The change, Diamond suggests, could be in the USDP’s interests and could prove a worthwhile bargaining chip with an NLD bent on changing the Constitution to allow leader Suu Kyi to become president after a likely election win for her party in 2015.
“The government would take less of a risk if it sought to introduce an element of proportionality to the electoral system, so if the USDP gets, let’s say, 20 percent of the vote in 2015, it won’t end up with just a handful of seats,” Diamond, a prolific author on democratization and political transitions, told The Irrawaddy.
Other matters expected to be discussed in the coming session, say MPs, include education reform, new laws for Burma’s Special Economic Zones and for small and medium enterprises, as well as issues such as land reform and land confiscation.
But as the Jan. 31 deadline for the Constitutional Review Committee to report looms, the charter issue could well submerge the litany of political and economic reform gambits coming up in Burma’s Parliament—something even the Arakanese and Rohingya MPs can agree on.
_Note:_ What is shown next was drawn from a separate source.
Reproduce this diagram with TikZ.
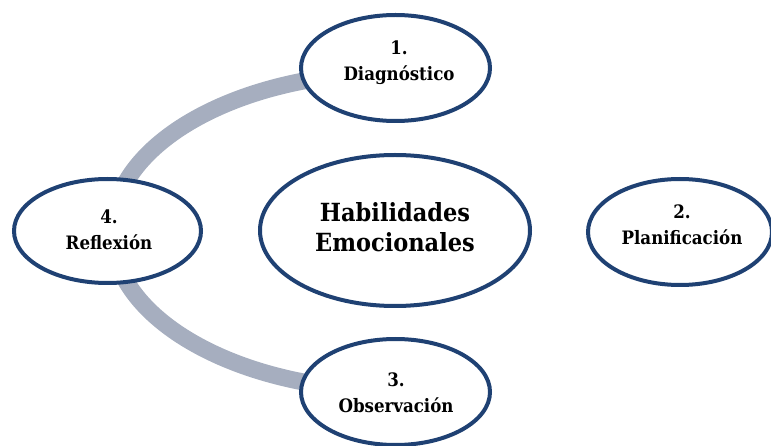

“I have already submitted regarding Article 59,” Aye Maung said, insisting that the clause needs to be amended if Burma is to have fair elections in 2015.
Shwe Maung said the Constitution would likely prove the central topic of the upcoming session.
“The constitutional reform debate will probably be the dominant issue, despite the many other items to discuss,” he said.
“The most important test of Parliament will be whether or not it can deliver on constitutional reform,” said Diamond, who is a senior fellow at the Hoover Institution at Stanford University.
The NLD, however, will not be entirely taken up with Constitutional reform, it seems, despite party leader Suu Kyi’s vociferous campaigning. NLD lawmaker Min Thu said a key issue for his party in the upcoming session would be Burma’s power sector, with electricity reaching less than three out of 10 Burmese and a recent proposal to increase prices nixed by the USDP, with the ruling party perhaps fearful of alienating voters ahead of the 2015 elections.
“We want to update the laws for the electricity sector,” the Naypyidaw parliamentarian said.